- _To do_
Below, locate the line that contains "Write the seaborn". Repeat exactly from that line to the line that contains "from matplotlib.patches import Polygon", inclusive, leaving out the pictures.

- _Data for this task_
-*-
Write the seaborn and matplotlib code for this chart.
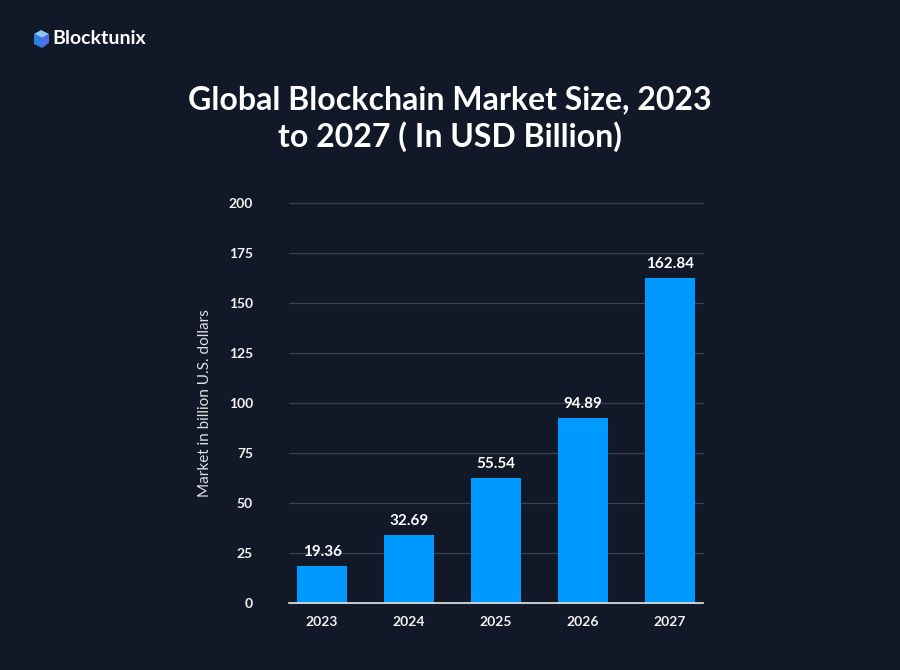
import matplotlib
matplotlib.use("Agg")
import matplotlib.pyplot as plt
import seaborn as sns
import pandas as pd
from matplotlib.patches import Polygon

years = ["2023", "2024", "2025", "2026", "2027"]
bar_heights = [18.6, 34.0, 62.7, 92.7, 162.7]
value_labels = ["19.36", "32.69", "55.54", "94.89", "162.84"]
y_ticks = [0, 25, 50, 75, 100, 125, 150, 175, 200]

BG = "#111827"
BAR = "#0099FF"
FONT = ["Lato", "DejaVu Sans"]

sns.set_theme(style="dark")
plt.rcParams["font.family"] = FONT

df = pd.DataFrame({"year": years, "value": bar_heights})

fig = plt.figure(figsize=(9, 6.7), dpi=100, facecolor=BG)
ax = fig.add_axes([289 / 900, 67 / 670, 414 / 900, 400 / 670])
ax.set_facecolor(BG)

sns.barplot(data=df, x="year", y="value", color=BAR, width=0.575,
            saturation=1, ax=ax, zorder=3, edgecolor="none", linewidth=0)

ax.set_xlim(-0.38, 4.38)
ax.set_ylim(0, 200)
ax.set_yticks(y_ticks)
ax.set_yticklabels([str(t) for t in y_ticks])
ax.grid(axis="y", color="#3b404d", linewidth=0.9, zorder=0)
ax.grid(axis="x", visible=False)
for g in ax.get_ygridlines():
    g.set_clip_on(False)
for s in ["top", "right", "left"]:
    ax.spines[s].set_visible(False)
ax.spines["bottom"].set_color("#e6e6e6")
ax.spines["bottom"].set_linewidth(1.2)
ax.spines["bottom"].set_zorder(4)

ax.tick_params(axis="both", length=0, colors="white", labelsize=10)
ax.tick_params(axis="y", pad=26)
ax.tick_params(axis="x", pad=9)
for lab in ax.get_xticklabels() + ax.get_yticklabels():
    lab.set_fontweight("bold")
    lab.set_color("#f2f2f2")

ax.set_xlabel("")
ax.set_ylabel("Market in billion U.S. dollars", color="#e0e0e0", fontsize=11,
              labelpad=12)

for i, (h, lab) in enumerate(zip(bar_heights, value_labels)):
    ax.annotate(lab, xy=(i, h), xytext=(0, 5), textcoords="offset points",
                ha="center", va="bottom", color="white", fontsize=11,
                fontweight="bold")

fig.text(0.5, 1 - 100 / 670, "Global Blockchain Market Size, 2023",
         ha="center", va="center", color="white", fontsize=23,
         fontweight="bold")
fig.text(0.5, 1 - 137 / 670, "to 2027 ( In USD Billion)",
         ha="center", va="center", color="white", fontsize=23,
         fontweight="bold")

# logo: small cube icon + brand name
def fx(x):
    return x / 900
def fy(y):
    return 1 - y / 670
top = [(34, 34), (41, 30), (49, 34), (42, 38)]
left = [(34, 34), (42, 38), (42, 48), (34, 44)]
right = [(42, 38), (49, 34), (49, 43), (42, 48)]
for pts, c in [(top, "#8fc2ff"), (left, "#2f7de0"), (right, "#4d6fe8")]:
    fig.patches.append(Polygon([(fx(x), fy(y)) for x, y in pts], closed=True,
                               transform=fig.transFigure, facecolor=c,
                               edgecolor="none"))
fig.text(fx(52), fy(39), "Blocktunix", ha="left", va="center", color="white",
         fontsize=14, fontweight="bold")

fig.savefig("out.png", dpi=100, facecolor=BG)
-*-
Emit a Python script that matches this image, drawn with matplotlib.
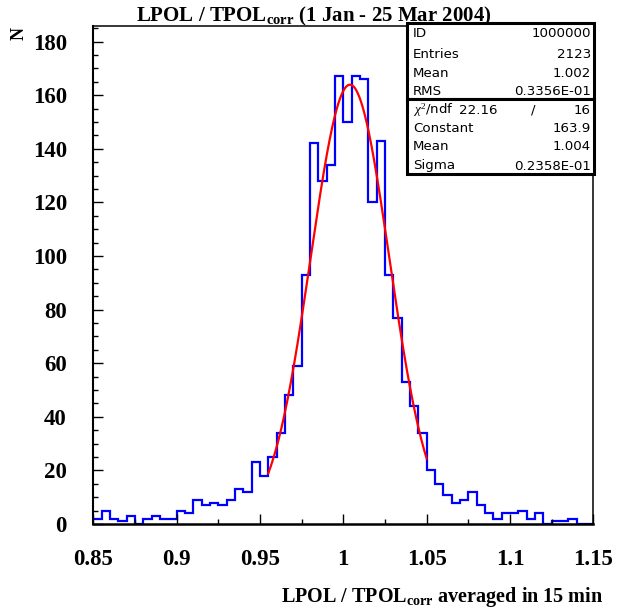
-*-
- _Response to the task_
Write the seaborn and matplotlib code for this chart.
import matplotlib
matplotlib.use("Agg")
import matplotlib.pyplot as plt
import seaborn as sns
import pandas as pd
from matplotlib.patches import Polygon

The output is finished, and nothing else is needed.